Elastic Search

Elastic Search indexes the information in the database for quick retrieval, facilitating endpoints that can search through assets with loosely matching queries and give relevancy-ranked suggestions.

Indexing the Database using Logstash

Elastic Search keeps independent indices for various assets in the database, and achieves this by:

Creating an initial index
Populating it based on the information already in the database
Updating the index with new information periodically, removing old entries if necessary

Because the logic for these steps is very similar for the different assets, we generate various scripts to create and maintain the elastic search indices. We use Logstash to process the data from our database and export it to Elastic Search.

This happens through two container services:

es_logstash_setup: Generates the common scripts for use by logstash, and creates the Elastic Search indices if necessary. This is a short-running service that only runs on startup, exiting when its done.
logstash: Continually monitors the database and updates the Elastic Search indices.

Logstash Setup

The es_logstash_setup service executes two important roles: generating logstash files and creating Elastic Search indices.

The src/logstash_setup/generate_logstash_config_files.py file generates logstash files based on the templates provided in the src/logstash_setup/templates directory. The generated files are placed into subdirectories of the logstash/config directory, along with predefined files.

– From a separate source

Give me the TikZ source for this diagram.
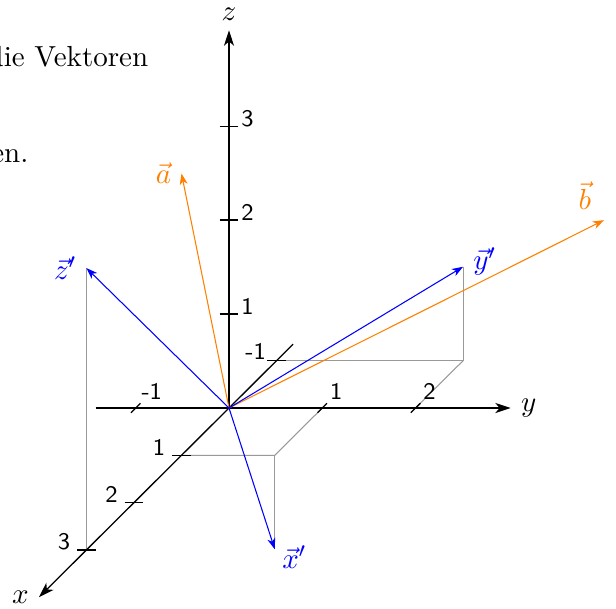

For syncing the Elastic Search index, logstash requires SQL files that extract the necessary data from the database. These are generated based on the src/logstash_setup/templates/sql_{init|sync|rm}.py files:

The sql_init.py file defines the query template that finds the data that should be included in the index if it is populated from scratch.
The sql_sync.py file defines the query template that finds the data that has been updated since the last creation or synchronization, so that the ES index can be updated efficiently.
The sql_rm.py file defines the query template that finds the data that should be removed from the index.

It also generates the configuration files needed for Logstash to run the sync scripts:

config.py: used to generate logstash.yml, the general configuration.
init_table.py: contains the configuration that is needed to run the queries from sql_init.py, and defines them for each asset that needs to be indexed.
sync_table.py: contains the configuration that is needed to run the queries from sql_sync.py and sql_rm.py scripts, and defines them for each asset that needs to be synced.

All generated files contain the preamble defined in file_header.py. Additionally, the logstash/config/config directory contains additional files used for the configuration of logstash, such as the JVM options.

Creating a New Index

To create a new index for an asset supported in the metadata catalogue REST API, you simply need to create the respective "search router", more on that below.

Elastic Search in the Metadata Catalogue

The metadata catalogue provides REST API endpoints to allow querying elastic search in a uniform manner. While the Elastic Search can be exposed directly in production, this unified endpoint allows us to provide more structure and better automated documentation. It also avoids requiring the user to learn the Elastic Search query format.

Creating a New Search

To extend Elastic Search to a new asset type, create a search router, similar to those in src/routers/search_routers/. Simply inherit from the base SearchRouter class defined in src/routers/search_router.py and define a few properties:

    @property
    def es_index(self) -> str:
        return "case_study"

The es_index property defines the name of the index. It is how it is known by Elasic Search, and should match the name of the table in the database.

    @property
    def resource_name_plural(self) -> str:
        return "case_studies"

The resource_name_plural is used to define the path of the REST API endpoint, e.g.: api.aiod.eu/search/case_studies.

@property
def resource_class(self):
    return CaseStudy

The resource_class property contains a direct reference to the object it indexes, which is used when returning expanded responses from the ES query ("get all").

    @property
    def extra_indexed_fields(self) -> set[str]:
        return {"headline", "alternative_headline"}

The extra_indexed_fields property contains the fields of the entity that should be included in the index other than the global_indexed_fields found in the SearchRouter class.

    @property
    def linked_fields(self) -> set[str]:
        return {
            "alternate_name",
            "application_area",
            "industrial_sector",
            "research_area",
            "scientific_domain",
        }

The linked_fields property contains the fields of the entity which refer to external tables and should be included in the index.

By creating a new SearchRouter (and adding it to the router list), the script which generates the logstash files will automatically include it.

Configuration

Besides the aforementioned configuration files, the elastic search configuration is located at es/elasticsearch.yml, but shouldn't need much configuration. Some aspects of both Logstash and Elastic Search are to be configured through environment variables through the override.env file (defaults in .env). Most notable one of these are the password for Elastic Search and the JVM resource options.